When I embarked on a summer research project in 2006, I was lucky enough to have the chance to tag along with an archaeological team each Friday. The team, led by Lucianne Lavin and Marc Banks, was excavating the property of Venture Smith, whom I was researching. There was red tape galore – the site was on the property of a nuclear power plant that was in the process of being decommissioned. But through Lucianne and Marc’s kindness, I got a real taste for the grittier and messier cousin of history: archaeology.
I learned a lot about the discipline. Chief among these realizations was that I was not very good at it. My first day I learned how to dig a 30cm square by 1 meter deep test pit. Dripping with a potent combination of sweat and bug spray, I gamely attempted to dig straight down in even, 10cm increments, pouring the shovelfuls of dirt and stones onto my excavating partner’s sifter so she could look for artifacts. Needless to say our test pit gradually took on a fun-house mirror appearance, especially in comparison to the other, perfectly dug pits around us.

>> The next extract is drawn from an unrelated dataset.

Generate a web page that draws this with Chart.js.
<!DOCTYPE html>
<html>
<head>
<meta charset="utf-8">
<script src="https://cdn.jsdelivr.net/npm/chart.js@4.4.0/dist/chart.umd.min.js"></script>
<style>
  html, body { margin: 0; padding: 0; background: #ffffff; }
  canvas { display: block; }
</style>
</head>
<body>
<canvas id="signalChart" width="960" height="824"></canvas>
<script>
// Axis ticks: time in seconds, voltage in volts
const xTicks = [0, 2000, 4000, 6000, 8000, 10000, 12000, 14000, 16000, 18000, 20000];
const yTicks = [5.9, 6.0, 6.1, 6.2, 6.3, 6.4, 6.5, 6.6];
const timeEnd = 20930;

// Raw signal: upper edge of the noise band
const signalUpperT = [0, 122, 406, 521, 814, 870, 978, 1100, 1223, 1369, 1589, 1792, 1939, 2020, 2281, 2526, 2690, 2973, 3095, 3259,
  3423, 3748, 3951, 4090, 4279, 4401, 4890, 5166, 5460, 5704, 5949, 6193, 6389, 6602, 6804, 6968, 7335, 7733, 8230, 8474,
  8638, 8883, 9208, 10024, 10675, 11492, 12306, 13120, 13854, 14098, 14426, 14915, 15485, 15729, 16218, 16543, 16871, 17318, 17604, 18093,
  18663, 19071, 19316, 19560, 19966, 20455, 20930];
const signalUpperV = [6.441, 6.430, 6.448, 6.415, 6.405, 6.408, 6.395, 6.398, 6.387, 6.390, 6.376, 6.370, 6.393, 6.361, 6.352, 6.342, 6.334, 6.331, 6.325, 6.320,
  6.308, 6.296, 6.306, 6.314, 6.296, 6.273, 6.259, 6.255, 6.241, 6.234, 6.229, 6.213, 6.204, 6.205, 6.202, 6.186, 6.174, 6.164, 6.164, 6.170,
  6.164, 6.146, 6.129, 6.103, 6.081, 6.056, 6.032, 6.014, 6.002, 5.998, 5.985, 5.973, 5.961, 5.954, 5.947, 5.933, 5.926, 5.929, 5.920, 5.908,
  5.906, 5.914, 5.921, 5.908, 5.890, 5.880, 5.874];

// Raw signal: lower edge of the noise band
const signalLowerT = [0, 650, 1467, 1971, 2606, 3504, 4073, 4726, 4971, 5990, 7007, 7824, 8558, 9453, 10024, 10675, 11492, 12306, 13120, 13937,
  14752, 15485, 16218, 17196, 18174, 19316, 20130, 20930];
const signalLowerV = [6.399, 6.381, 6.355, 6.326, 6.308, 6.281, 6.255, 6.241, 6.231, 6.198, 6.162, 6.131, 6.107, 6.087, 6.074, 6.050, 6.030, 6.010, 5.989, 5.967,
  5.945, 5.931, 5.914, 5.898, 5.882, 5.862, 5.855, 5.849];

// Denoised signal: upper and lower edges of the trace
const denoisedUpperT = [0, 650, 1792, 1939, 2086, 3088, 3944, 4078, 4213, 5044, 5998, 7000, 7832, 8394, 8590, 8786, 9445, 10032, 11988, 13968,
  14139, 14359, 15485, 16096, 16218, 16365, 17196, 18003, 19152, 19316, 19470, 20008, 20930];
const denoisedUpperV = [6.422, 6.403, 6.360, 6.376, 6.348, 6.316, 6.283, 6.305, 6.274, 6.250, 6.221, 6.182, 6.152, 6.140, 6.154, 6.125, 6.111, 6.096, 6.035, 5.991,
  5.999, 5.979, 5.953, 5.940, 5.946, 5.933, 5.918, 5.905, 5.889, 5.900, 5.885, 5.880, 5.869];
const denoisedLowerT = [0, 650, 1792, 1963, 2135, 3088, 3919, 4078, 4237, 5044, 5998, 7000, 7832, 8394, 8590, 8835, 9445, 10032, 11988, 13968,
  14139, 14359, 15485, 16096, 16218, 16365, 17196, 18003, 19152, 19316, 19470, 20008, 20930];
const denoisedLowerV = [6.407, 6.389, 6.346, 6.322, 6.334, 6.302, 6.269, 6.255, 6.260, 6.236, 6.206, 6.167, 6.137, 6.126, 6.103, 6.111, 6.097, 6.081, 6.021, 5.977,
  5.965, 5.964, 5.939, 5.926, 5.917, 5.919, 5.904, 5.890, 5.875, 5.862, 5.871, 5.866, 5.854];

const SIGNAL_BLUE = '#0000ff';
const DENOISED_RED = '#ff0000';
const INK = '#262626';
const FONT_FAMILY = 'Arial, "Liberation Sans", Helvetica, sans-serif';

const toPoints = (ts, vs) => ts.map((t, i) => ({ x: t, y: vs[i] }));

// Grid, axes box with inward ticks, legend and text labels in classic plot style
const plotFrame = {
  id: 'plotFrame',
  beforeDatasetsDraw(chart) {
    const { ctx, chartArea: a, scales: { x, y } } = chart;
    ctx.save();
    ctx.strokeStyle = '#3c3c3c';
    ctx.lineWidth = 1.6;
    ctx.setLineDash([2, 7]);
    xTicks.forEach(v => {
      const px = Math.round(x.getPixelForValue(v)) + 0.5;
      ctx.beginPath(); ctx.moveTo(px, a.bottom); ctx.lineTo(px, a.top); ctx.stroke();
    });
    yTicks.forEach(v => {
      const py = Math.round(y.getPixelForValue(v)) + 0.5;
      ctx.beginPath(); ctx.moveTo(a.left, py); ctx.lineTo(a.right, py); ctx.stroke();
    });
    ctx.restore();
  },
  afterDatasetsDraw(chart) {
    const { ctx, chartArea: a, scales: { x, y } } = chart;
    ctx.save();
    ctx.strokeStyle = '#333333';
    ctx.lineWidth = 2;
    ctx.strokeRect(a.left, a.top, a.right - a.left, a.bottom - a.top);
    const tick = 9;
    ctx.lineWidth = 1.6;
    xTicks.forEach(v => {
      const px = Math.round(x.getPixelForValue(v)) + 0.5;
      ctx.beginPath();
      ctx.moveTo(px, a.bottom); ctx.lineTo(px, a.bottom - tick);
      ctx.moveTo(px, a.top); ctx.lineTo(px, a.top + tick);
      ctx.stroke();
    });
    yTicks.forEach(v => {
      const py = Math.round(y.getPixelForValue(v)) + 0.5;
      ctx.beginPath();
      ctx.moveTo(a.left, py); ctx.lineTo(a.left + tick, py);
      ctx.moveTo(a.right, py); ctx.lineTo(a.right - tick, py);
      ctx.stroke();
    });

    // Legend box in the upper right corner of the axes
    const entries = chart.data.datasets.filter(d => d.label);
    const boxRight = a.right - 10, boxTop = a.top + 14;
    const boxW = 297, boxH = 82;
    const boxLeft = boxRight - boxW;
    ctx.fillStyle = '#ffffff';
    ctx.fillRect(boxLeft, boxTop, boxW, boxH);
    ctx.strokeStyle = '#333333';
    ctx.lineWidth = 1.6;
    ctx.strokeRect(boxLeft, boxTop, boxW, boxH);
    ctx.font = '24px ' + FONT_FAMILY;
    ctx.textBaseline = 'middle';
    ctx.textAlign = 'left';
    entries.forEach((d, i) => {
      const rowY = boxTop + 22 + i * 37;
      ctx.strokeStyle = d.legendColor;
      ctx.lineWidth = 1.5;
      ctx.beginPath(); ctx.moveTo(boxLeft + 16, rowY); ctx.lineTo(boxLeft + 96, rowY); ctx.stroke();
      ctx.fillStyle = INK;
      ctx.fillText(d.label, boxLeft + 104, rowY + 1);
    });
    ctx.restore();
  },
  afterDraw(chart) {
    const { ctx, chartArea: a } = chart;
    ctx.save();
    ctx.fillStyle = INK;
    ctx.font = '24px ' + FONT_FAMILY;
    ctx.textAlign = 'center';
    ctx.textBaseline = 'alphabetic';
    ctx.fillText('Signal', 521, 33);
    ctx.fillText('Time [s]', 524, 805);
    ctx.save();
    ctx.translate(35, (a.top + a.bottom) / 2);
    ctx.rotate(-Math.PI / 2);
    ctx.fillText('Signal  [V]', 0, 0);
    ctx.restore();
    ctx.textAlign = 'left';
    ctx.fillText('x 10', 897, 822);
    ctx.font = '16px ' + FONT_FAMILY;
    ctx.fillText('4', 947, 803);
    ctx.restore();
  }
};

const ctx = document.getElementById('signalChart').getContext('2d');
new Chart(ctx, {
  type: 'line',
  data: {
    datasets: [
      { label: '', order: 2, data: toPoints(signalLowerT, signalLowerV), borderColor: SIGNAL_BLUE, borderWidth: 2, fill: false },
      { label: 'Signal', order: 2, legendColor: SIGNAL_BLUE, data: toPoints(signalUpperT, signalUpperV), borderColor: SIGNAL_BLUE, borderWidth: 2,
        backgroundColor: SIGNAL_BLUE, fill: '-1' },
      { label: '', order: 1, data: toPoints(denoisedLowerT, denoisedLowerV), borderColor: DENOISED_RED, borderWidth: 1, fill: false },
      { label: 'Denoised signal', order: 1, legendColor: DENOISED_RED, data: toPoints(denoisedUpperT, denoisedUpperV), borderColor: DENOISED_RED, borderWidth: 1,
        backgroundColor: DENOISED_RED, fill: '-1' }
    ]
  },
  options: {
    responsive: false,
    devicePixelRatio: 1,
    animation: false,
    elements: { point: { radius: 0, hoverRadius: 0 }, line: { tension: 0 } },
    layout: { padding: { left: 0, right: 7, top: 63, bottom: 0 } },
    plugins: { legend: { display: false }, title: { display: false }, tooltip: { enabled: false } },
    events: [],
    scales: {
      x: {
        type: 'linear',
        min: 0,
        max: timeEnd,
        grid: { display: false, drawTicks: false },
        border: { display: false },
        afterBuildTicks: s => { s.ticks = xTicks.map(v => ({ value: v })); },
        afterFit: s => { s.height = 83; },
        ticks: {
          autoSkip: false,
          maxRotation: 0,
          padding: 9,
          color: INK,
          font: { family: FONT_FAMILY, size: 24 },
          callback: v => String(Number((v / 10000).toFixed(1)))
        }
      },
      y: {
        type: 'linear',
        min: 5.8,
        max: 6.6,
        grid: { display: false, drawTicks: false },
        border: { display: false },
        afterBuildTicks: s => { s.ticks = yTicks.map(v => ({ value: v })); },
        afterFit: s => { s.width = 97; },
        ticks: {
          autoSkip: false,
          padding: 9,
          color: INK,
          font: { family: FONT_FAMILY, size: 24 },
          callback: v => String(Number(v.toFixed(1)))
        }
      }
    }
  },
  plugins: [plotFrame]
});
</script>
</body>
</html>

My partner suggested we switch off so she could fix some of my mistakes. I was relieved, until I realized that I had to sift dirt while looking for any kind of material culture. Easier said than done. She carefully showed me the difference between a piece of fire-baked pottery and a normal pebble. I nodded understandingly, confidently lifted up the sifter, and promptly realized I was at an utter loss to tell the difference between a rock and pottery shard. Over the weeks, I got slightly better – to the point where I was throwing out more rocks than pottery, but only just. They finally learned their lesson and ended up having me map out each boulder, tree, and test pit on the small section of property using a tape measure and a series of graphing sheets.

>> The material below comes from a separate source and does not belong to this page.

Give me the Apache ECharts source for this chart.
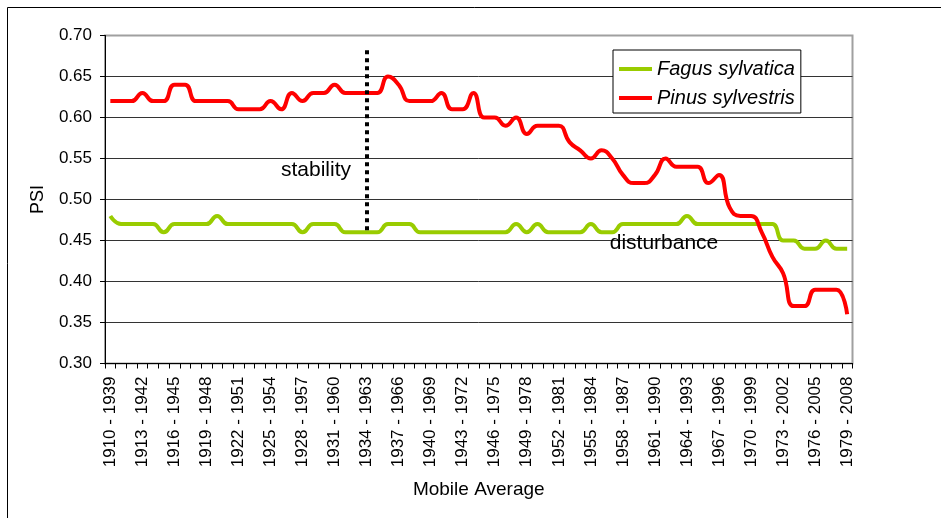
<!DOCTYPE html>
<html>
<head>
<meta charset="utf-8">
<script src="https://cdn.jsdelivr.net/npm/echarts@6/dist/echarts.min.js"></script>
<style>
html,body{margin:0;padding:0;background:#fff;}
#chart{width:941px;height:518px;}
</style>
</head>
<body>
<div id="chart"></div>
<script>
const categories = [
 '1910 - 1939','1911 - 1940','1912 - 1941','1913 - 1942','1914 - 1943','1915 - 1944','1916 - 1945','1917 - 1946','1918 - 1947','1919 - 1948',
 '1920 - 1949','1921 - 1950','1922 - 1951','1923 - 1952','1924 - 1953','1925 - 1954','1926 - 1955','1927 - 1956','1928 - 1957','1929 - 1958',
 '1930 - 1959','1931 - 1960','1932 - 1961','1933 - 1962','1934 - 1963','1935 - 1964','1936 - 1965','1937 - 1966','1938 - 1967','1939 - 1968',
 '1940 - 1969','1941 - 1970','1942 - 1971','1943 - 1972','1944 - 1973','1945 - 1974','1946 - 1975','1947 - 1976','1948 - 1977','1949 - 1978',
 '1950 - 1979','1951 - 1980','1952 - 1981','1953 - 1982','1954 - 1983','1955 - 1984','1956 - 1985','1957 - 1986','1958 - 1987','1959 - 1988',
 '1960 - 1989','1961 - 1990','1962 - 1991','1963 - 1992','1964 - 1993','1965 - 1994','1966 - 1995','1967 - 1996','1968 - 1997','1969 - 1998',
 '1970 - 1999','1971 - 2000','1972 - 2001','1973 - 2002','1974 - 2003','1975 - 2004','1976 - 2005','1977 - 2006','1978 - 2007','1979 - 2008'
];

const fagusSylvatica = [
 0.48,0.47,0.47,0.47,0.47,0.46,0.47,0.47,0.47,0.47,
 0.48,0.47,0.47,0.47,0.47,0.47,0.47,0.47,0.46,0.47,
 0.47,0.47,0.46,0.46,0.46,0.46,0.47,0.47,0.47,0.46,
 0.46,0.46,0.46,0.46,0.46,0.46,0.46,0.46,0.47,0.46,
 0.47,0.46,0.46,0.46,0.46,0.47,0.46,0.46,0.47,0.47,
 0.47,0.47,0.47,0.47,0.48,0.47,0.47,0.47,0.47,0.47,
 0.47,0.47,0.47,0.45,0.45,0.44,0.44,0.45,0.44,0.44
];

const pinusSylvestris = [
 0.62,0.62,0.62,0.63,0.62,0.62,0.64,0.64,0.62,0.62,
 0.62,0.62,0.61,0.61,0.61,0.62,0.61,0.63,0.62,0.63,
 0.63,0.64,0.63,0.63,0.63,0.63,0.65,0.64,0.62,0.62,
 0.62,0.63,0.61,0.61,0.63,0.60,0.60,0.59,0.60,0.58,
 0.59,0.59,0.59,0.57,0.56,0.55,0.56,0.55,0.53,0.52,
 0.52,0.53,0.55,0.54,0.54,0.54,0.52,0.53,0.49,0.48,
 0.48,0.46,0.43,0.41,0.37,0.37,0.39,0.39,0.39,0.36
];

const yTicks = [0.30,0.35,0.40,0.45,0.50,0.55,0.60,0.65,0.70];
const dividerCategory = '1934 - 1963';
const dividerRange = [0.682, 0.46];
const seriesNames = ['Fagus sylvatica','Pinus sylvestris'];

const FONT = "'Liberation Sans', Arial, sans-serif";
const chart = echarts.init(document.getElementById('chart'), null, {renderer:'canvas'});

chart.setOption({
  animation: false,
  backgroundColor: '#fff',
  textStyle: {fontFamily: FONT},
  grid: {left: 105, right: 88.5, top: 35.5, bottom: 154.5, show: true, borderColor: '#a0a0a0', borderWidth: 2, backgroundColor: '#fff'},
  legend: {
    data: seriesNames,
    orient: 'vertical',
    left: 613, top: 50,
    backgroundColor: '#fff',
    borderColor: '#000', borderWidth: 1,
    padding: [9, 6, 5, 6],
    itemGap: 9,
    itemWidth: 33, itemHeight: 4,
    icon: 'rect',
    textStyle: {fontFamily: FONT, fontSize: 20, fontStyle: 'italic', color: '#000'}
  },
  xAxis: {
    type: 'category',
    data: categories,
    boundaryGap: true,
    name: 'Mobile Average',
    nameLocation: 'middle',
    nameGap: 117,
    nameTextStyle: {fontFamily: FONT, fontSize: 19, color: '#000'},
    axisLine: {lineStyle: {color: '#000', width: 1}},
    axisTick: {show: true, interval: 0, length: 5, lineStyle: {color: '#000'}},
    axisLabel: {interval: 2, rotate: 90, margin: 13, fontSize: 17, color: '#000', fontFamily: FONT},
    splitLine: {show: false}
  },
  yAxis: {
    type: 'value',
    min: yTicks[0], max: yTicks[yTicks.length - 1], interval: 0.05,
    name: 'PSI',
    nameLocation: 'middle',
    nameGap: 58,
    nameTextStyle: {fontFamily: FONT, fontSize: 18, color: '#000'},
    axisLine: {show: true, lineStyle: {color: '#000', width: 1}},
    axisTick: {show: true, length: 5, lineStyle: {color: '#000'}},
    axisLabel: {margin: 13, fontSize: 17, color: '#000', fontFamily: FONT, formatter: v => v.toFixed(2)},
    splitLine: {show: true, showMaxLine: false, lineStyle: {color: '#333', width: 1}}
  },
  series: [
    {
      name: seriesNames[0], type: 'line', data: fagusSylvatica,
      smooth: 0.5, showSymbol: false, symbol: 'none',
      lineStyle: {color: '#99CC00', width: 4}, itemStyle: {color: '#99CC00'},
      z: 3
    },
    {
      name: seriesNames[1], type: 'line', data: pinusSylvestris,
      smooth: 0.5, showSymbol: false, symbol: 'none',
      lineStyle: {color: '#FF0000', width: 4}, itemStyle: {color: '#FF0000'},
      z: 4,
      markLine: {
        silent: true, symbol: ['none','none'], animation: false,
        label: {show: false},
        lineStyle: {type: 'dotted', width: 4, color: '#000', cap: 'butt'},
        data: [[{coord: [dividerCategory, dividerRange[0]]}, {coord: [dividerCategory, dividerRange[1]]}]]
      }
    }
  ],
  graphic: [
    {type: 'rect', silent: true, z: -10, shape: {x: 7.5, y: 7.5, width: 1000, height: 1000}, style: {fill: 'none', stroke: '#000', lineWidth: 1}},
    {type: 'text', silent: true, z: 10, style: {x: 316, y: 170, text: 'stability', fontFamily: FONT, fontSize: 21, fill: '#000', align: 'center', verticalAlign: 'middle'}},
    {type: 'text', silent: true, z: 10, style: {x: 664, y: 243, text: 'disturbance', fontFamily: FONT, fontSize: 21, fill: '#000', align: 'center', verticalAlign: 'middle'}}
  ]
});
</script>
</body>
</html>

Despite my incompetence, I managed to gain a deep appreciation for both the immense challenges and rewards of archaeological research. There is something truly thrilling to be standing and digging on the very spot where your subject of historical research lived. Although I get the same thrill from a manuscript or document, they lack the tangible reality of a material artifact you excavate in the field. Marc and Lucianne’s analysis led to a series of insights into my research that I never would have gained – they discovered the remnants of a dry dock that implied extensive river trade and activity, a faded cart path that likely corresponded to one mentioned in a land deed, and the foundation of a two-bay house and at least two other structures on the homestead. All of these were exciting and valuable contributions.
On the other hand, I was met with the frustrations of what I saw as broad speculation. Perhaps it was due to the fact that I couldn’t tell the difference between a rock and a nail, but hearing theoretical conjecture about Venture Smith’s life and activities based on tiny bits of pottery raised up red flags for the careful, source-oriented historian in me. I am guessing it is simply another form of source evaluation, one that I am far less comfortable or adept with. Just as I would judge a historical record based on its author, writing style, and context, I’m sure Marc and Lucianne bring to bear an equally careful evaluation of material artifacts.
Finally, I can’t resist linking to an article from the Economist’s Technology Quarterly – titled “Armchair Archaeology.” The article discusses how archaeologists are using satellite imagery such as GoogleEarth to plan expeditions, identify sites, and do surprisingly complex analysis. One cool example is using imagery to identify the quarrying and transportation routes of pre-Hispanic obsidian stone: “Mapping these routes has helped archaeologists reconstruct production and trade patterns, and hence economic, social and political relations in the region…” And the best part? It’s free.